Trump and others in his administration have been publicly airing their frustrations with NATO allies. Trump told a British newspaper, the Telegraph, in an interview that he was strongly considering pulling the U.S. out of NATO.

 

On Fox News Tuesday, Rubio signaled that after the war, Trump would rethink whether the U.S. should remain in NATO. "Unfortunately, after this conflict has concluded, we are going to have to re-examine that relationship, we are going to have to re-examine the value of NATO and that alliance for our country," he said.

 

A Merz spokesman said that Germany hadn't received any internal signals that a big shift was coming, dismissing Trump's rhetoric as a tactic to raise pressure on allies.

 

Any move by NATO's strongest country to leave the alliance or downgrade its relationship to the other 31 member states would deal the biggest-ever blow to the bloc.
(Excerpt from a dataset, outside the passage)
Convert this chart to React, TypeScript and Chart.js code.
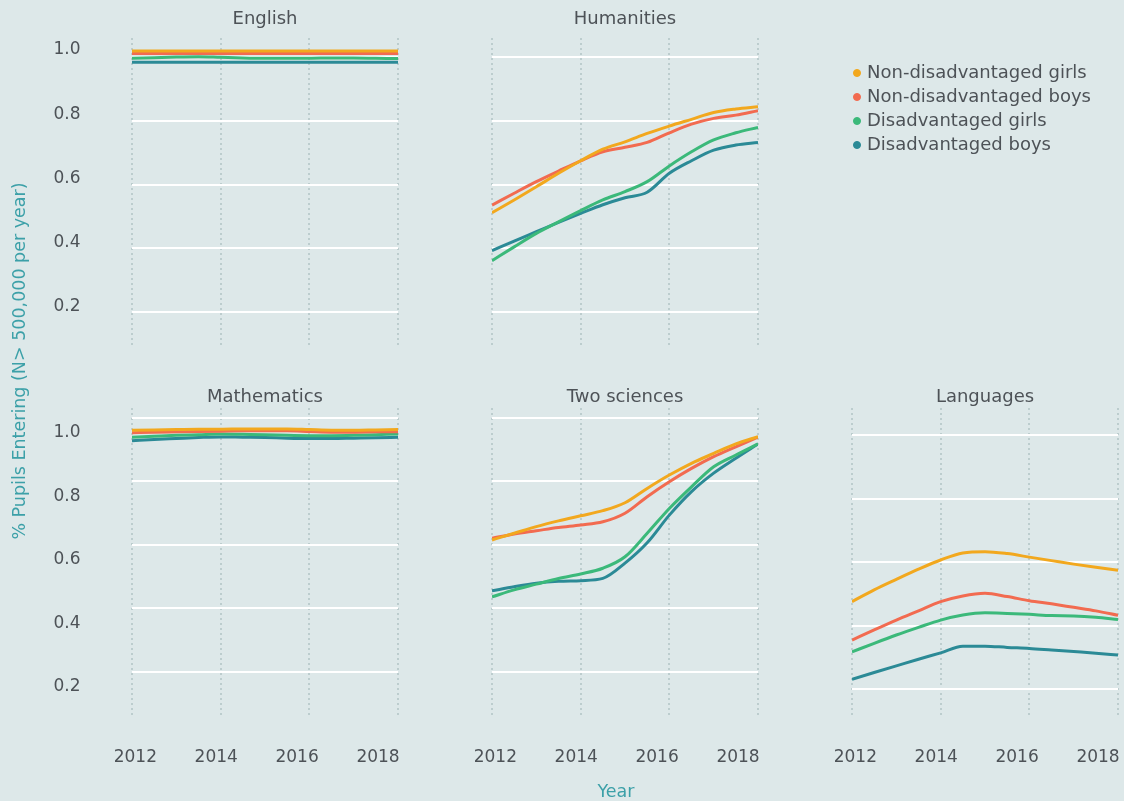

It would shake the foundation of the post-World War II order and escalate the crisis between the U.S. and Europe amid events in Ukraine and Trump's efforts to seize Greenland from Denmark, a NATO ally.

 

It would also significantly hinder the U.S. ability to carry out operations in the Middle East, given how U.S. bases in Europe provide logistical and supply hubs for the missions.

 

European military and political leaders have long said NATO's deterrence is based not only on its warfighting capacity, but also above all on the belief by allies and adversaries alike that the alliance would stand as one if challenged.

 

"NATO is like a religion -- you either believe it works, or you don't, and now we have reached a stage where everyone on both sides of the Atlantic has lost their faith completely," said Ivan Krastev, a fellow with the Institute for Human Sciences in Vienna.

 

Trump's ire rose after Spain closed its airspace to U.S. planes involved in the Iran war, while France reportedly blocked Israeli planes from flying weapons it needed to restock through its airspace.” [1]

 

To prevent Jews from Israel from returning to back Poland, Israel and its lobbyists need the EU to tremble before Iranian drones, just as Israel is now trembling. The EU is avoiding this state of constant war. 

 

1. Trump Weighs Pulling U.S. Out Of NATO --- Iran war tensions threaten to break up alliance that has long been a bulwark. Ward, Alexander; Gramer, Robbie; Pancevski, Bojan.  Wall Street Journal, Eastern edition; New York, N.Y.. 02 Apr 2026: A1.